Design and application of nanosilver hybridized fluorosilicone resin-modified epoxy coatings for SRB resistance in aviation fuel storage and transport equipment

Abstract

Microbiologically influenced corrosion poses a significant threat to the service life and safety of metallic aviation fuel infrastructure. To address this challenge, this study reports the rational design and fabrication of a multifunctional epoxy composite coating (SNA-FPS/ER) with integrated hydrophobic, antimicrobial, and anticorrosive properties.

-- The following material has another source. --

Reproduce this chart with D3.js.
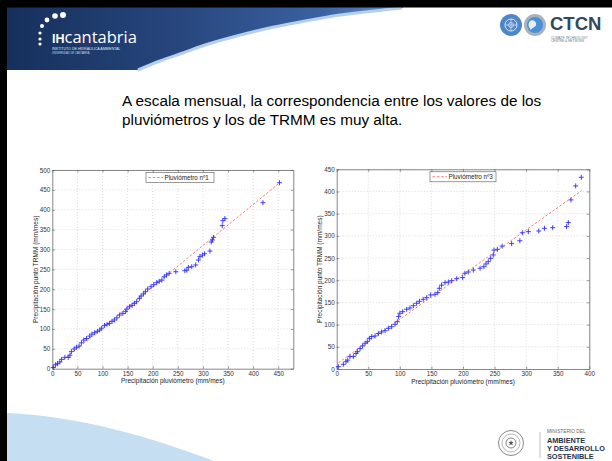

The coating was engineered through a synergistic strategy: first, aminosilane-encapsulated silver nanoparticles (SNA) were synthesized via a sol-gel process to ensure dispersion stability and provide a sustained-release bactericidal function; second, a tailored amino-fluorosilicone resin (FPS) was prepared by hydrolytic co-condensation to act as a curing agent and modifier, simultaneously toughening the epoxy network and imparting surface hydrophobicity. Systematic evaluation revealed that the SNA-FPS/ER coatings containing 0.5-2.0 wt% SNA exhibited excellent mechanical properties, including grade 1 adhesion and 5H pencil hardness, and resisted blistering or wrinkling after 1000 h of jet fuel immersion. Electrochemical measurements indicated an optimal corrosion protection performance at 1 wt% SNA loading, with a low-frequency impedance of 5 × 10⁴ Ω·cm² and a corrosion current density of 7.35 × 10⁻⁸ A·cm⁻². The coatings demonstrated potent, dose-dependent antimicrobial activity, achieving bactericidal rates >99% against E. coliand S. aureus. Furthermore, after 7-day immersion in a sulfate-reducing bacteria (SRB) suspension (10⁴ CFU mL⁻¹), coatings with 2 wt% SNA remained visually intact, confirming exceptional resistance to microbially induced corrosion. This work presents a viable material solution, achieved through deliberate polymer and nanocomposite design, for protecting aviation fuel systems against complex degradation pathways.